17 de junho de 2007

NA SALA ESCURA: Do frio chega a boa nova

GULA. «Já alguma vez tiveste um orgasmo, Alex? Para mim, é uma versão muito inferior ao que sinto quando tenho a boca cheia de neve.» LINDA (Sigourney Weaver), «BOLO DE NEVE»


Sempre que vejo uma imensa paisagem branca num filme, o meu baú mental de recordações cinematográficas vai logo buscar a imagem de uma Frances McDormand grávida, a andar desajeitada por entre flocos de neve a investigar um corpo misterioso, que a obrigou a sair da cama mais cedo. Quem viu FARGO, o delicioso conto negro passado na imensidão alva do gelo pela mão (e engenho) dos irmãos Coen, dificilmente se esquece. O mesmo se passa com a mansão perdida no gelo de SHINING ou com o dinheiro encontrado num avião abandonado em O PLANO. Quase sempre, histórias passadas na neve são sinónimo de bom prenúncio para o mistério... mas também para o drama. Lembro-me de O FUTURO RADIOSO, de Atom Egoyan, sobre um acidente que envolve o despiste de um autocarro escolar... Agora, tenho mais um belo filme a juntar ao lote e que fui ver, por acaso, com a minha mãe a pedir companhia para um serão diferente. Lá fui, bem a medo porque os nossos gostos costumam divergir, mas desta vez ela acertou em cheio.
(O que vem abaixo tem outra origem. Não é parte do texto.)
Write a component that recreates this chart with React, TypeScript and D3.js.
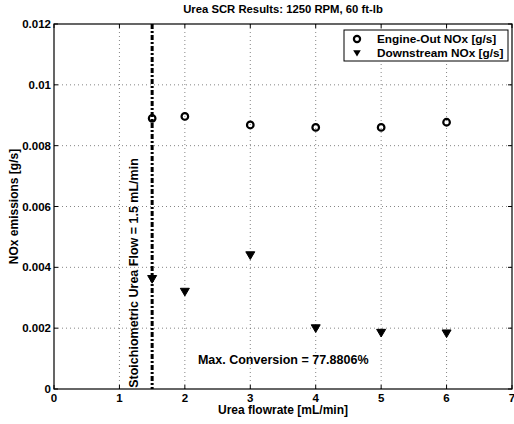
import React from "react";
import * as d3 from "d3";

const flowX = [1.5, 2, 3, 4, 5, 6];
const engineOut = [0.0089, 0.00896, 0.00868, 0.0086, 0.0086, 0.00877];
const downstream = [0.00362, 0.0032, 0.0044, 0.002, 0.00185, 0.00183];
const xTicks = [0, 1, 2, 3, 4, 5, 6, 7];
const yTicks = [0, 0.002, 0.004, 0.006, 0.008, 0.01, 0.012];
const yTickLabels = ["0", "0.002", "0.004", "0.006", "0.008", "0.01", "0.012"];
const stoichFlow = 1.5;
const titleText = "Urea SCR Results: 1250 RPM, 60 ft-lb";
const xLabel = "Urea flowrate [mL/min]";
const yLabel = "NOx emissions [g/s]";
const legendLabels = ["Engine-Out NOx [g/s]", "Downstream NOx [g/s]"];
const stoichText = "Stoichiometric Urea Flow = 1.5 mL/min";
const convText = "Max. Conversion = 77.8806%";

const W = 514, H = 424;
const L = 54, R = 512, T = 24, B = 389;
const font = "'Liberation Sans', Arial, sans-serif";

export default function App() {
  const x = d3.scaleLinear().domain([0, 7]).range([L, R]);
  const y = d3.scaleLinear().domain([0, 0.012]).range([B, T]);
  const tri = (cx: number, cy: number, s: number) =>
    `M${cx - s},${cy - s * 0.75}L${cx + s},${cy - s * 0.75}L${cx},${cy + s * 0.95}Z`;
  return (
    <svg width={W} height={H} style={{ position: "absolute", left: 0, top: 0, background: "#fff" }} fontFamily={font}>
      <rect x={0} y={0} width={W} height={H} fill="#fff" />
      {/* grid */}
      {xTicks.slice(1, -1).map((t) => (
        <line key={"gx" + t} x1={x(t)} x2={x(t)} y1={T} y2={B} stroke="#666" strokeWidth={0.8} strokeDasharray="1,3" />
      ))}
      {yTicks.slice(1, -1).map((t) => (
        <line key={"gy" + t} x1={L} x2={R} y1={y(t)} y2={y(t)} stroke="#666" strokeWidth={0.8} strokeDasharray="1,3" />
      ))}
      {/* frame */}
      <rect x={L} y={T} width={R - L} height={B - T} fill="none" stroke="#000" strokeWidth={1.2} />
      {/* ticks */}
      {xTicks.map((t) => (
        <g key={"tx" + t}>
          <line x1={x(t)} x2={x(t)} y1={B} y2={B - 4} stroke="#000" />
          <line x1={x(t)} x2={x(t)} y1={T} y2={T + 4} stroke="#000" />
          <text x={x(t)} y={B + 13} textAnchor="middle" fontSize={11.5} fontWeight="bold">{t}</text>
        </g>
      ))}
      {yTicks.map((t, i) => (
        <g key={"ty" + t}>
          <line x1={L} x2={L + 4} y1={y(t)} y2={y(t)} stroke="#000" />
          <line x1={R} x2={R - 4} y1={y(t)} y2={y(t)} stroke="#000" />
          <text x={L - 3} y={y(t) + 4} textAnchor="end" fontSize={11.5} fontWeight="bold">{yTickLabels[i]}</text>
        </g>
      ))}
      {/* stoichiometric line */}
      <line x1={x(stoichFlow)} x2={x(stoichFlow)} y1={T} y2={B} stroke="#000" strokeWidth={3} strokeDasharray="5,2,2,2" />
      <text transform={`translate(${x(stoichFlow) - 14},273) rotate(-90)`} textAnchor="middle" fontSize={12.5} fontWeight="bold">{stoichText}</text>
      <text x={x(2.2)} y={364} fontSize={12.5} fontWeight="bold">{convText}</text>
      {/* data */}
      {flowX.map((v, i) => (
        <circle key={"e" + i} cx={x(v)} cy={y(engineOut[i])} r={3.3} fill="none" stroke="#000" strokeWidth={2.2} />
      ))}
      {flowX.map((v, i) => (
        <path key={"d" + i} d={tri(x(v), y(downstream[i]), 4.5)} fill="#000" stroke="#000" strokeWidth={1} />
      ))}
      {/* legend */}
      <rect x={344} y={30} width={164} height={31} fill="#fff" stroke="#000" strokeWidth={1} />
      <circle cx={357} cy={39} r={3.1} fill="none" stroke="#000" strokeWidth={2.2} />
      <text x={377} y={43} fontSize={11.8} fontWeight="bold">{legendLabels[0]}</text>
      <path d={tri(357, 53, 3.8)} fill="#000" />
      <text x={377} y={57} fontSize={11.8} fontWeight="bold">{legendLabels[1]}</text>
      {/* labels */}
      <text x={(L + R) / 2} y={13} textAnchor="middle" fontSize={11.3} fontWeight="bold">{titleText}</text>
      <text x={(L + R) / 2} y={414} textAnchor="middle" fontSize={12} fontWeight="bold">{xLabel}</text>
      <text transform={`translate(18,${(T + B) / 2}) rotate(-90)`} textAnchor="middle" fontSize={12} fontWeight="bold">{yLabel}</text>
    </svg>
  );
}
BOLO DE NEVE, nomeado para o Leão de Ouro do último Festival de Berlim, um discretíssemo melodrama passado num Canadá gelado, onde, após um trágico acidente em que circulava Alex (Alan Rickman) morre a filha de uma mulher que ele vem a descobrir sofrer de autismo. É então que entra em cena uma esplendorosa Sigourney Weaver (já com algumas rugas, é certo, porque a idade não perdoa) com um dos seus papéis mais exigentes, que nos dá a conhecer uma mulher que vive para o imediato e que só conta com as pessoas quando precisa delas. Entre os dois surge uma relação de cumplicidade e assim, desta forma simples, se dá uma lição de vida. Sem se precisar de grandes exageros moralistas. Este é só um conto emotivo que satiriza ainda a vida preconceituosa nas pequenas comunidades. É pena que tenha sido visto por tão poucos...


BOLO DE NEVE
de Marc Evans (2006)
* * *
O que mais impressiona neste filme é a sua simplicidade, capaz de fazer transcender os habituais «casos da vida» a histórias genuinamente tocantes, mesmo focando o autismo e a perda como assuntos primordiais de análise. Além disso, o quase desconhecido Marc Evans tem muita habilidade na condução da história, dado que o espectador começa a ver o filme sem saber que cena lhe seguirá. Depois, há os grandes desempenhos: Alan Rickman é colossal na sua amargura pela perda de um filho; Sigourney Weaver humaniza de forma excepcional a autista que interpreta com estranha naturalidade; e Carrie-Anne Moss volta a mostrar a sua extraordinária beleza em prol de um desempenho ousado de uma mulher com uma mente demasiado à frente da consciência da comunidade onde está inserida. Cuidadoso nas suas motivações e muito absorvente, BOLO DE NEVE traz sensações positivas e é muito bem filmado.